Task details — Go through the material below and copy each line where the word "that" appears.

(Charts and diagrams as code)
(begin)

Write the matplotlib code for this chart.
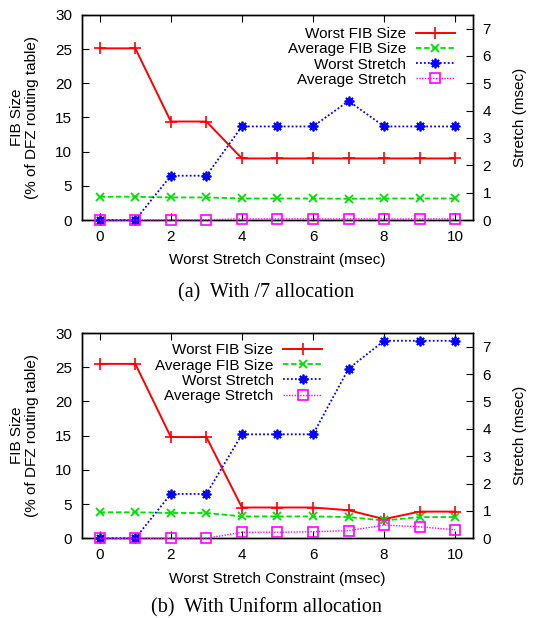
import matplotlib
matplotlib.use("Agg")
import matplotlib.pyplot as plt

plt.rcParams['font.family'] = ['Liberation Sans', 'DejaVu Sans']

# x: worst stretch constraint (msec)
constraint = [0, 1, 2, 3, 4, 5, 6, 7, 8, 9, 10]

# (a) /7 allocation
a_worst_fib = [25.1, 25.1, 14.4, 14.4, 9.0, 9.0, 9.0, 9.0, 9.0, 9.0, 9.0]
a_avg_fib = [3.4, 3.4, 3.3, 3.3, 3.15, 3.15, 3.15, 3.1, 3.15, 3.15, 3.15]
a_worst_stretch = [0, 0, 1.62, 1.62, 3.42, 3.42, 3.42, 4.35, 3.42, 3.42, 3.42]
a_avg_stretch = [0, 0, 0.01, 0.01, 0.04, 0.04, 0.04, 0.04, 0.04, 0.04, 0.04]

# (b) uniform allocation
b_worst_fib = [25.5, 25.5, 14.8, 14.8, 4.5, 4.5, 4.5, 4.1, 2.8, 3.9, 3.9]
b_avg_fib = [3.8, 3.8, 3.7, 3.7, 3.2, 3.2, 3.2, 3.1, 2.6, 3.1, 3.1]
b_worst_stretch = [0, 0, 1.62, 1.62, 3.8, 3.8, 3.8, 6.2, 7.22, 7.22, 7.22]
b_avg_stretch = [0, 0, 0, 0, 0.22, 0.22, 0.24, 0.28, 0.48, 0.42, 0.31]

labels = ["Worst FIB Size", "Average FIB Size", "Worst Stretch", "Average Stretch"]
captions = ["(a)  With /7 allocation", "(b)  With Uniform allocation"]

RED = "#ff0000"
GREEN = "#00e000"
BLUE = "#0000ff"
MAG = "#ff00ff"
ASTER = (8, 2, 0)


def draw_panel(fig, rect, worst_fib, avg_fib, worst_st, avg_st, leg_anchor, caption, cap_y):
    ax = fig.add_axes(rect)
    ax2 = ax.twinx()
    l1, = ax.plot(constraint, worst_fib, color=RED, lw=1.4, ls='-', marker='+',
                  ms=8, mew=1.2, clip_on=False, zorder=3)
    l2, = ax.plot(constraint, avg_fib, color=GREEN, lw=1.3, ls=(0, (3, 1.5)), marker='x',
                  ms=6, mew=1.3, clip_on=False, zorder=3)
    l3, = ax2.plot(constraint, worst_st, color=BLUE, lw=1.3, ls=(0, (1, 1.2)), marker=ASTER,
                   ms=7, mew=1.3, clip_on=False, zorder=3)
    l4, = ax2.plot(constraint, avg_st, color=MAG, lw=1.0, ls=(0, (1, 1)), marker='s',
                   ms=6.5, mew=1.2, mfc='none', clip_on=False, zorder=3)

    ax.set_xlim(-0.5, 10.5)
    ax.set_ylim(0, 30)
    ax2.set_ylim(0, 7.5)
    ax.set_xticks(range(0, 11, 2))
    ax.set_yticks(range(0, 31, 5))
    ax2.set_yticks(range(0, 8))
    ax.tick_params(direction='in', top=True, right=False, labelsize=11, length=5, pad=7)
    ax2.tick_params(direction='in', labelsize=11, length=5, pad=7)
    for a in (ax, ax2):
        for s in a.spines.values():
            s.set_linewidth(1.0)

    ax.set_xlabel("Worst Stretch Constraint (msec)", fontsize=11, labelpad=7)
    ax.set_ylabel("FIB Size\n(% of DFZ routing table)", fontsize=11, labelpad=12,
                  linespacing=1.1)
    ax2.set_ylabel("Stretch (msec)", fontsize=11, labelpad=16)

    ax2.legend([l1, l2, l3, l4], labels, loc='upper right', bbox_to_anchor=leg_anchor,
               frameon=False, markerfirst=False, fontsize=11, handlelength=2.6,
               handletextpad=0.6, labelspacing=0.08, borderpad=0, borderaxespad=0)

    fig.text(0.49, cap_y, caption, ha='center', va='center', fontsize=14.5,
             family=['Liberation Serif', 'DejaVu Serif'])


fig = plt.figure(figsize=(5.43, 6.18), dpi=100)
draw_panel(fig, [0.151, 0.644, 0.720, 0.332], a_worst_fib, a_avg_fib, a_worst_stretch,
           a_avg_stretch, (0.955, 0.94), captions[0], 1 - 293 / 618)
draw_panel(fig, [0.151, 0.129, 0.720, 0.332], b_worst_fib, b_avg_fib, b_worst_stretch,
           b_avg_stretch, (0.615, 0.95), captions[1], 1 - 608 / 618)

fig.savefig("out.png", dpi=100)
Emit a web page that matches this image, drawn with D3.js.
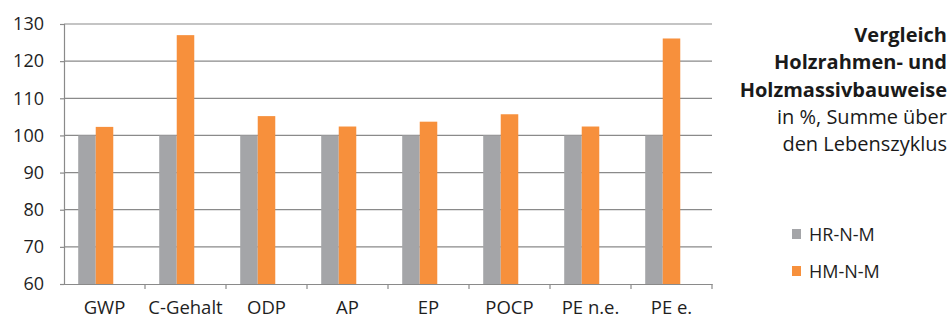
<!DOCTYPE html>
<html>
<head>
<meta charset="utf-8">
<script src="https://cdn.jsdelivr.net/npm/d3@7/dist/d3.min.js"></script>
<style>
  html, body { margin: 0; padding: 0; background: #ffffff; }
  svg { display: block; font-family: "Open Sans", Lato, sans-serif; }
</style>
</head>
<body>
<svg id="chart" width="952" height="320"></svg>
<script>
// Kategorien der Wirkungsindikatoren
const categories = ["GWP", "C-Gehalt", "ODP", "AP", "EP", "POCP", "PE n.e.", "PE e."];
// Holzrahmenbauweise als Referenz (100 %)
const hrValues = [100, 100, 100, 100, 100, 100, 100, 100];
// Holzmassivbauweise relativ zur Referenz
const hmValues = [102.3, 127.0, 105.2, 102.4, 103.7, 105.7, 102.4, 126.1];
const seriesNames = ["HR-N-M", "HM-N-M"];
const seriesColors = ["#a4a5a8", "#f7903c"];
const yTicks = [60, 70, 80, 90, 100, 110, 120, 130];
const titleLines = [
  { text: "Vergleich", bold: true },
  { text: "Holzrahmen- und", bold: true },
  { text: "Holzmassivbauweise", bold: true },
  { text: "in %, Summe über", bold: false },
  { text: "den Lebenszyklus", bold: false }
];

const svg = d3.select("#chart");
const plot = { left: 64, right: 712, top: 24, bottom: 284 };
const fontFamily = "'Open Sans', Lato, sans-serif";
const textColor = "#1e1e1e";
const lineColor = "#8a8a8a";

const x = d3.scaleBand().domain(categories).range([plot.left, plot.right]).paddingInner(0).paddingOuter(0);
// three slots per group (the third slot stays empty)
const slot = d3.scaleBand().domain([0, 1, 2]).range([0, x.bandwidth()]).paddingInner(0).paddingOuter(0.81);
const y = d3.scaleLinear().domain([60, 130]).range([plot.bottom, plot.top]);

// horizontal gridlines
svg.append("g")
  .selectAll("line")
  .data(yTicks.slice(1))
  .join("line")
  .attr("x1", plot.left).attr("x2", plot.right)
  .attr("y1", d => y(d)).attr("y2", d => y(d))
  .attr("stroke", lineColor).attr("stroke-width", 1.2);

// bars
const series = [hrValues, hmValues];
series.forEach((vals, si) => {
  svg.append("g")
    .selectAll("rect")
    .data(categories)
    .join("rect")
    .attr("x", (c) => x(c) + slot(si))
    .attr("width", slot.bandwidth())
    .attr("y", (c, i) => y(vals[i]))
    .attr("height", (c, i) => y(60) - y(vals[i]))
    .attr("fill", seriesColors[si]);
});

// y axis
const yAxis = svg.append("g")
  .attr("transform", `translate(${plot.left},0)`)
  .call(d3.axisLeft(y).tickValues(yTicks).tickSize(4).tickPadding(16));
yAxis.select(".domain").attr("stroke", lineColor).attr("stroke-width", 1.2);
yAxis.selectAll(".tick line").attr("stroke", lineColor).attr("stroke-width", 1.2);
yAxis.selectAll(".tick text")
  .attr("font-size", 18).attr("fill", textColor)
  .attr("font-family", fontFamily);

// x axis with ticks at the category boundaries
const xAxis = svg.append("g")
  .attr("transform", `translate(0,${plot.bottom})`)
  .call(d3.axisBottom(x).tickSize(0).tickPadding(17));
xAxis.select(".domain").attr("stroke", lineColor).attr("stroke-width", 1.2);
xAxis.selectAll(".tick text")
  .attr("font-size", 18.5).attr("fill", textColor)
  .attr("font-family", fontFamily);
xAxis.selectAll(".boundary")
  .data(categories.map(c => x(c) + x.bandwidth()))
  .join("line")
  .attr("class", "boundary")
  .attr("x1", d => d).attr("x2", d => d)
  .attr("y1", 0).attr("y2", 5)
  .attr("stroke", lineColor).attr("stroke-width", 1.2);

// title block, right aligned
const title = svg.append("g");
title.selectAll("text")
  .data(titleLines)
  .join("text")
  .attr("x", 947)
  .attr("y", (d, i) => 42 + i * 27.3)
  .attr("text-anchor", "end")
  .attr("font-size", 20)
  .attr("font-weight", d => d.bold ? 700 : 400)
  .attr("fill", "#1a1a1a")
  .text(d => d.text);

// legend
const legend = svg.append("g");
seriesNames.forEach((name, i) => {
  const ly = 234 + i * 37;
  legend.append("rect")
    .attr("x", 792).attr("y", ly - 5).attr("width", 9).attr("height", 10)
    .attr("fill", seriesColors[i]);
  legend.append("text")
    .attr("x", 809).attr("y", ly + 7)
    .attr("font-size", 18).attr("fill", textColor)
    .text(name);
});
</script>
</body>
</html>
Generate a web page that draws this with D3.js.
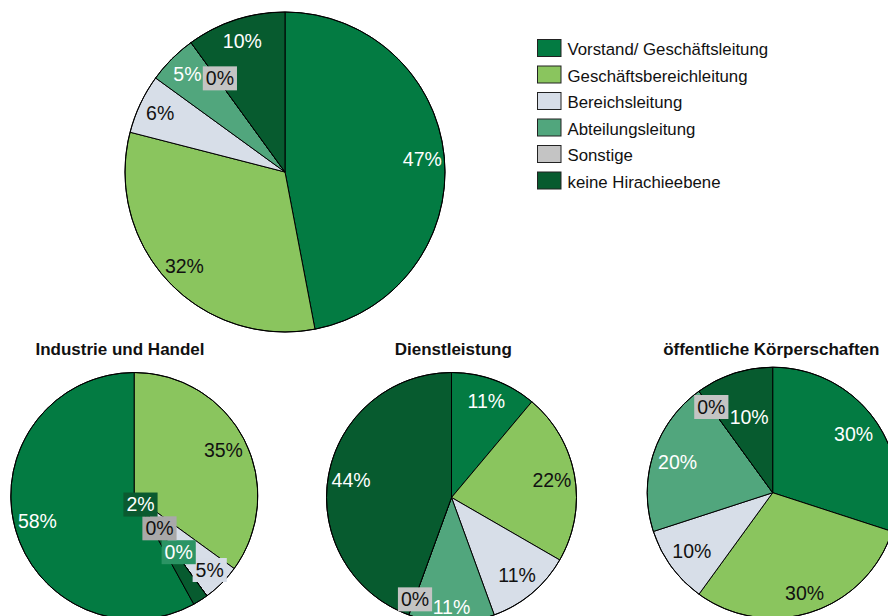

(end)

Expected answer —
Emit a web page that matches this image, drawn with D3.js.
Generate a web page that draws this with D3.js.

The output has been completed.